“The attorney general made a terrible mistake when he did this and when recused himself or he certainly should have let us know if he was going to recuse himself and we would have put a different attorney general in,” Trump said Monday, reprising previous comments about Sessions. “So he made what I consider to be a very terrible mistake for the country. But you'll figure that out.”
It’s not hard to see what Trump means here. His beef with Sessions is not that the attorney general broke any rules; it’s that his recusal prevents him from being in a position to interfere politically to protect Trump, and his aides like Cohen. Indeed, Trump has repeatedly voiced, both publicly and privately, his belief that the job of the attorney general is to protect the president, rather than to serve as the government’s top lawyer. This view is a radical departure from the standard approach. Trump would prefer that Sessions break the rules, and do it for Trump’s benefit.
“This is the most biased group of people,” Trump said Monday, apparently referring to Mueller’s team. “These people have the biggest conflicts of interest I have ever seen. Democrats—all. Either Democrats or a couple of Republicans who worked for President Obama.”
This is, unsurprisingly, misleading. Mueller is a lifelong Republican (though Obama appointed him to continue a tenure as FBI director that began under George W. Bush). Several members of the special counsel’s team are Democrats or donated to Obama or Clinton. Yet most of those in Trump’s doghouse right now are Republicans: not just Mueller, but Sessions, Rosenstein, Comey (who he also attacked Monday), and Geoffrey Berman, the U.S. attorney, who is a former lawyer at Rudy Giuliani’s firm and whom Trump appointed to his post after reneging on a promise and firing Preet Bharara. Believing that all of these men, especially Sessions, are part of a Democratic cabal against Trump requires more than an active imagination. It requires delusion.
Trump’s claims of persecution also ring increasingly hollow. If this is a witch hunt, Mueller has uncovered a whole coven.
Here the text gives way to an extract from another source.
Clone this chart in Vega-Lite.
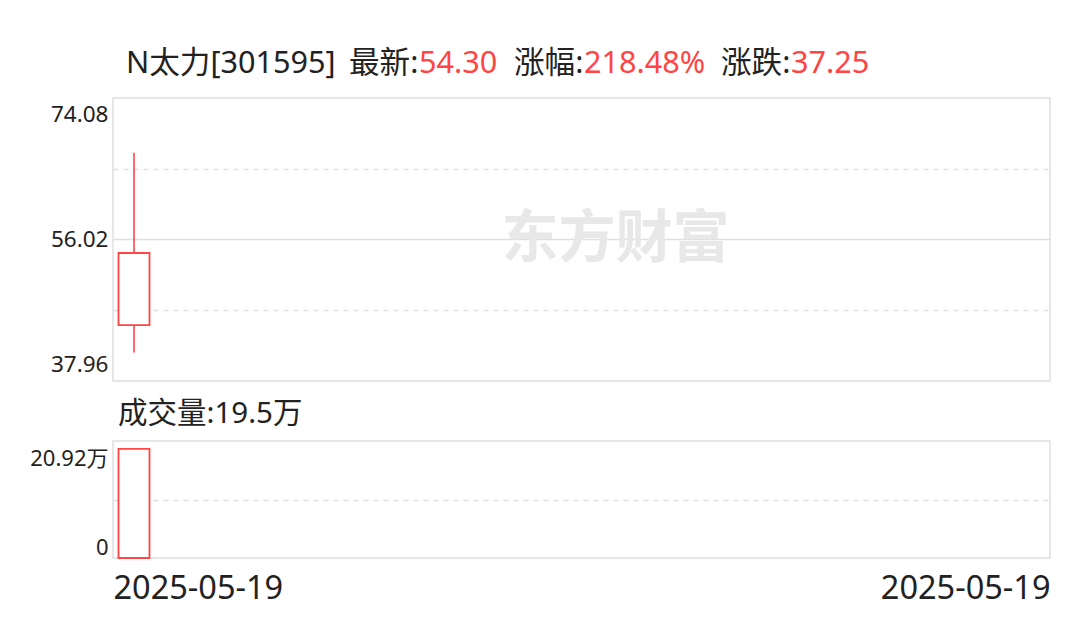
{
  "$schema": "https://vega.github.io/schema/vega-lite/v6.json",
  "background": "white",
  "padding": {"left": 29, "top": 49, "right": 10, "bottom": 10},
  "config": {
    "font": "'Noto Sans', 'Noto Sans CJK SC', sans-serif",
    "view": {"stroke": "#e0e0e0", "strokeWidth": 1.5},
    "title": {"anchor": "start", "fontSize": 30.6, "fontWeight": "normal", "color": "#222222", "offset": 0, "font": "'Noto Sans', 'Noto Sans CJK SC', sans-serif"},
    "axis": {"labelFont": "'Noto Sans', 'Noto Sans CJK SC', sans-serif", "labelColor": "#222222", "domain": false, "ticks": false, "tickSize": 0, "title": null}
  },
  "datasets": {
    "kline": [{"date": "2025-05-19", "open": 45.08, "high": 67.09, "low": 41.61, "close": 54.30, "volume": 19.5}]
  },
  "vconcat": [
    {
      "hconcat": [
        {"width": 1, "height": 1, "view": {"stroke": null}, "data": {"values": [{}]}, "mark": {"type": "point", "opacity": 0, "size": 0}, "encoding": {}, "title": {"text": "N太力[301595]", "dx": 13, "dy": 3}},
        {"width": 1, "height": 1, "view": {"stroke": null}, "data": {"values": [{}]}, "mark": {"type": "point", "opacity": 0, "size": 0}, "encoding": {}, "title": {"text": "最新:", "dx": 13, "dy": 3}},
        {"width": 1, "height": 1, "view": {"stroke": null}, "data": {"values": [{}]}, "mark": {"type": "point", "opacity": 0, "size": 0}, "encoding": {}, "title": {"text": "54.30", "color": "#ff4444", "dy": 3}},
        {"width": 1, "height": 1, "view": {"stroke": null}, "data": {"values": [{}]}, "mark": {"type": "point", "opacity": 0, "size": 0}, "encoding": {}, "title": {"text": "涨幅:", "dx": 16, "dy": 3}},
        {"width": 1, "height": 1, "view": {"stroke": null}, "data": {"values": [{}]}, "mark": {"type": "point", "opacity": 0, "size": 0}, "encoding": {}, "title": {"text": "218.48%", "color": "#ff4444", "dy": 3}},
        {"width": 1, "height": 1, "view": {"stroke": null}, "data": {"values": [{}]}, "mark": {"type": "point", "opacity": 0, "size": 0}, "encoding": {}, "title": {"text": "涨跌:", "dx": 15, "dy": 3}},
        {"width": 1, "height": 1, "view": {"stroke": null}, "data": {"values": [{}]}, "mark": {"type": "point", "opacity": 0, "size": 0}, "encoding": {}, "title": {"text": "37.25", "color": "#ff4444", "dy": 3}}
      ],
      "spacing": 0
    },
    {
      "width": 937,
      "height": 283,
      "data": {"name": "kline"},
      "layer": [
        {
          "mark": {"type": "text", "text": "东方财富", "font": "'Noto Sans CJK SC', sans-serif", "fontSize": 57, "fontWeight": "bold", "color": "#e8e8e8", "dx": 34, "baseline": "middle", "align": "center"},
          "encoding": {}
        },
        {
          "mark": {"type": "rule", "color": "#ff4444", "strokeWidth": 1.6},
          "encoding": {
            "x": {
              "field": "date", "type": "temporal",
              "scale": {"domain": [1747569600000, 1749497184000], "nice": false, "padding": 0},
              "axis": null
            },
            "y": {
              "field": "low", "type": "quantitative",
              "scale": {"domain": [37.96, 74.08], "nice": false, "zero": false},
              "axis": {
                "values": [37.96, 46.99, 56.02, 65.05, 74.08],
                "labelExpr": "datum.value == 46.99 || datum.value == 65.05 ? '' : format(datum.value, '.2f')",
                "labelFontSize": 22.5,
                "labelPadding": 5,
                "labelFlush": true,
                "labelFlushOffset": -5,
                "grid": true,
                "gridColor": "#e0e0e0",
                "gridWidth": 1.5,
                "gridDash": {"condition": {"test": "datum.value == 56.02", "value": []}, "value": [5, 5]},
                "gridOpacity": {"condition": {"test": "datum.value == 37.96 || datum.value == 74.08", "value": 0}, "value": 1}
              }
            },
            "y2": {"field": "high"}
          }
        },
        {
          "mark": {"type": "bar", "width": 31, "fill": "white", "stroke": "#ff4444", "strokeWidth": 1.8},
          "encoding": {
            "x": {"field": "date", "type": "temporal"},
            "y": {"field": "open", "type": "quantitative"},
            "y2": {"field": "close"}
          }
        }
      ]
    },
    {
      "width": 937,
      "height": 117,
      "data": {"name": "kline"},
      "title": {"text": "成交量:19.5万", "dx": 5, "offset": 12, "fontSize": 29.5, "frame": "group"},
      "mark": {"type": "bar", "width": 31, "fill": "white", "stroke": "#ff4444", "strokeWidth": 1.8},
      "encoding": {
        "x": {
          "field": "date", "type": "temporal",
          "scale": {"domain": [1747569600000, 1749497184000], "nice": false, "padding": 0},
          "axis": {
            "values": [1747569600000, 1749497184000],
            "labelExpr": "'2025-05-19'",
            "labelFontSize": 32.5,
            "labelPadding": 14.5,
            "labelFlush": true,
            "grid": false
          }
        },
        "y": {
          "field": "volume", "type": "quantitative",
          "scale": {"domain": [0, 20.92], "nice": false},
          "axis": {
            "values": [0, 10.46, 20.92],
            "labelExpr": "datum.value == 20.92 ? '20.92万' : (datum.value == 0 ? '0' : '')",
            "labelFontSize": 22,
            "labelPadding": 5,
            "labelFlush": false,
            "labelBaseline": "middle",
            "labelOffset": {"condition": {"test": "datum.value == 0", "value": -11}, "value": 17},
            "grid": true,
            "gridColor": "#e0e0e0",
            "gridWidth": 1.5,
            "gridDash": [5, 5],
            "gridOpacity": {"condition": {"test": "datum.value == 10.46", "value": 1}, "value": 0}
          }
        }
      }
    }
  ],
  "spacing": 15
}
Trump’s former national-security adviser, Michael Flynn, and deputy campaign manager, Rick Gates, have both pleaded guilty to charges and are cooperating with Mueller. So has a campaign aide, George Papadopoulos. There is a damning indictment against Paul Manafort, Trump’s former campaign chairman. There are multiple open lines of inquiry into Trump aides. It is true that no authority has yet indicted anyone for any specific crime of collusion, but to state, as Trump did Monday, that “they found no collusion whatsoever with Russia” is to declare the outcome of the ballgame at the end of the third inning.
Trump continues to be angry that Hillary Clinton was not prosecuted, though it’s unclear what crimes she might have committed, and has publicly complained that Sessions is not pursuing her. “The other side, they don't even bother looking,” Trump said. “And the other side is where there are crimes, and those crimes are obvious. Lies, under oath, all over the place.” Not only has Clinton already been subject to investigations (which ended without charges), but what Trump fails to grasp is that it is not the president’s role to decide who has committed a crime and who should be prosecuted.